Graphic courtesy of Recykal
This century, policymakers and companies doing business in India have enjoyed a growing economy accompanied by increasing volumes of discarded materials.
In response, Hyderabad, India-based Recykal has created what it calls tech-led platforms to boost the circular economy through its “managed marketplace” for secondary raw materials, including an extended producer responsibility (EPR) platform for compliance support and digital deposit-refund systems (dDRS) to “drive behavioral change.”
“We’re formalizing the circular economy across India, while leveraging digital solutions that enable transparency and traceability for waste streams,” the company says.

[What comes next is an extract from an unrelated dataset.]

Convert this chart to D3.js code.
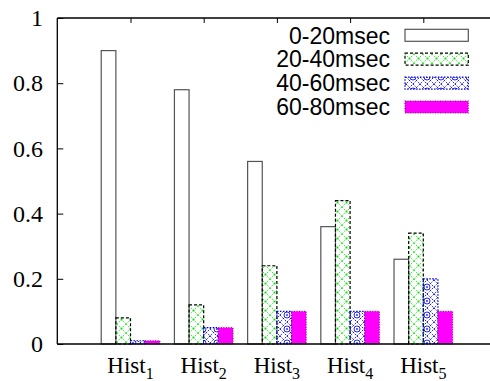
<!DOCTYPE html>
<html><head><meta charset="utf-8">
<script src="https://cdn.jsdelivr.net/npm/d3@7"></script>
<style>body{margin:0;background:#fff}svg{display:block}</style>
</head><body>
<svg id="c" width="490" height="381"></svg>
<script>
const categories = ["1","2","3","4","5"];
const seriesNames = ["0-20msec","20-40msec","40-60msec","60-80msec"];
const s0 = [0.90, 0.78, 0.56, 0.36, 0.26];
const s1 = [0.08, 0.12, 0.24, 0.44, 0.34];
const s2 = [0.01, 0.05, 0.10, 0.10, 0.20];
const s3 = [0.01, 0.05, 0.10, 0.10, 0.10];
const yTicks = [0, 0.2, 0.4, 0.6, 0.8, 1];
const yTickLabels = ["0","0.2","0.4","0.6","0.8","1"];
const series = [s0, s1, s2, s3];

const SERIF = "Liberation Serif";
const SANS = "Liberation Sans";

const svg = d3.select("#c");
const defs = svg.append("defs");
const pg = defs.append("pattern").attr("id","pg").attr("patternUnits","userSpaceOnUse")
  .attr("width",9).attr("height",9);
pg.append("path").attr("d","M0,0L9,9M9,0L0,9").attr("stroke","#22ee22").attr("stroke-width",0.9)
  .attr("stroke-dasharray","1.5,1.2").attr("fill","none");
pg.append("rect").attr("x",3.6).attr("y",3.6).attr("width",1.8).attr("height",1.8).attr("fill","#00dd00");
const pb = defs.append("pattern").attr("id","pb").attr("patternUnits","userSpaceOnUse")
  .attr("width",14).attr("height",14);
pb.append("path").attr("d","M0,0L14,14M14,0L0,14M0,7L7,0M7,14L14,7M0,7L7,14M7,0L14,7")
  .attr("stroke","#0000ee").attr("stroke-width",1).attr("stroke-dasharray","1.2,1.2").attr("fill","none");
pb.append("circle").attr("cx",7).attr("cy",7).attr("r",3).attr("stroke","#2222ff").attr("stroke-width",1).attr("fill","#fff");
pb.append("circle").attr("cx",7).attr("cy",7).attr("r",1).attr("fill","#3333ff");

const fills = ["#ffffff","url(#pg)","url(#pb)","#ff00ff"];
const strokes = ["#555555","#000000","#0000cc","#a000a0"];
const dashes = [null,"3,2","1.5,1.5","1,1.5"];

const L = 57.3, T = 18, B = 344;
const x = d3.scaleLinear().domain([-1,5]).range([L, 496.5]);
const y = d3.scaleLinear().domain([0,1]).range([B, T]);
const bw = x(0.2) - x(0);

series.forEach((s, j) => {
  svg.append("g").selectAll("rect").data(s).join("rect")
    .attr("x", (d,i) => x(i + (j-2)*0.2))
    .attr("y", d => y(d))
    .attr("width", bw)
    .attr("height", d => y(0) - y(d))
    .attr("fill", fills[j])
    .attr("stroke", strokes[j])
    .attr("stroke-width", 1.2)
    .attr("stroke-dasharray", dashes[j]);
});

const frame = svg.append("g").attr("stroke","#000").attr("stroke-width",1.3).attr("fill","none");
frame.append("line").attr("x1",L).attr("x2",490).attr("y1",T).attr("y2",T);
frame.append("line").attr("x1",L).attr("x2",490).attr("y1",B).attr("y2",B);
frame.append("line").attr("x1",L).attr("x2",L).attr("y1",T).attr("y2",B);

const yAxis = d3.axisLeft(y).tickValues(yTicks).tickSize(-6).tickFormat("");
const gy = svg.append("g").attr("transform",`translate(${L},0)`).call(yAxis);
gy.select(".domain").remove();
gy.selectAll(".tick line").attr("stroke","#000").attr("stroke-width",1);
svg.append("g").selectAll("text").data(yTicks).join("text")
  .attr("x", 43).attr("y", d => y(d)).attr("dy","0.34em")
  .attr("text-anchor","end")
  .attr("font-family", SERIF).attr("font-size", 24).attr("fill","#000")
  .text((d,i) => yTickLabels[i]);

const xTop = d3.axisTop(x).tickValues(categories.map((c,i)=>i)).tickSize(-5).tickFormat("");
const gt = svg.append("g").attr("transform",`translate(0,${T})`).call(xTop);
gt.select(".domain").remove();
gt.selectAll(".tick line").attr("stroke","#000").attr("stroke-width",1);

const xl = svg.append("g");
categories.forEach((c,i) => {
  const t = xl.append("text")
    .attr("x", x(i)).attr("y", 373.3)
    .attr("text-anchor","middle")
    .attr("font-family", SERIF).attr("font-size", 23).attr("fill","#000");
  t.append("tspan").text("Hist");
  t.append("tspan").attr("font-size",16).attr("dy",6).text(c);
});

const lg = svg.append("g");
seriesNames.forEach((n,j) => {
  const cy = 35.3 + j*23.9;
  lg.append("text").attr("x",390).attr("y",cy)
    .attr("text-anchor","end").attr("dy","0.36em")
    .attr("font-family", SANS).attr("font-size",23).attr("fill","#000").text(n);
  lg.append("rect").attr("x",405).attr("y",cy-6).attr("width",63.3).attr("height",12)
    .attr("fill",fills[j]).attr("stroke",strokes[j]).attr("stroke-width",1.2)
    .attr("stroke-dasharray",dashes[j]);
});
</script>
</body></html>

Recykal, which was incorporated in 2015, has raised $45 million in capital and has been busy deploying those funds to create online and mobile trading and materials tracking platforms that can be used by those handling numerous secondary commodities.
Since 2023, the firm says its platforms have been used in the collection or trading of some 12 billion plastic bottles, more than 100,000 metric tons of recyclable metal and about 90,000 metric tons of recovered paper and electronic scrap.
The company says behavioral change toward waste management through technology has been gaining momentum in India, which is why Recykal has created its platforms.
“We’re formalizing the circular economy across India, while leveraging digital solutions that enable transparency and traceability for waste streams,” says Abhay Deshpande, CEO and founder of Recykal.
Participants in and observers of India’s recycling sector long have studied ways to connect what is considered an informal collection or scavenging network with more formal means to boost their incomes and protect themselves from health and safety hazards.
“Recyclers with formal facilities struggle more with sourcing reliable material than processing it. The result: inefficiency, pricing disputes and massive economic loss," Deshpande says.
Tying into its mission of encouraging behavioral change, Recykal has initiated a digital deposit refund system where incentives drive participation. “Deposit-linked, instant digital refunds transform waste return from a voluntary, moral action into a rational and repeatable behavior,” according to Recykal.
The company uses technology that can work with or without connectivity and can offer the option of integrating with existing waste and recycling management systems.
Recykal says its mission is to be directly involved in the management of 10 percent of India’s discarded materials into proper recycling channels.
“Accountability is the new brand currency; with regulations rising and customers paying closer attention, our brand suite ensures compliance, traceability and circularity at every step,” Deshpande says.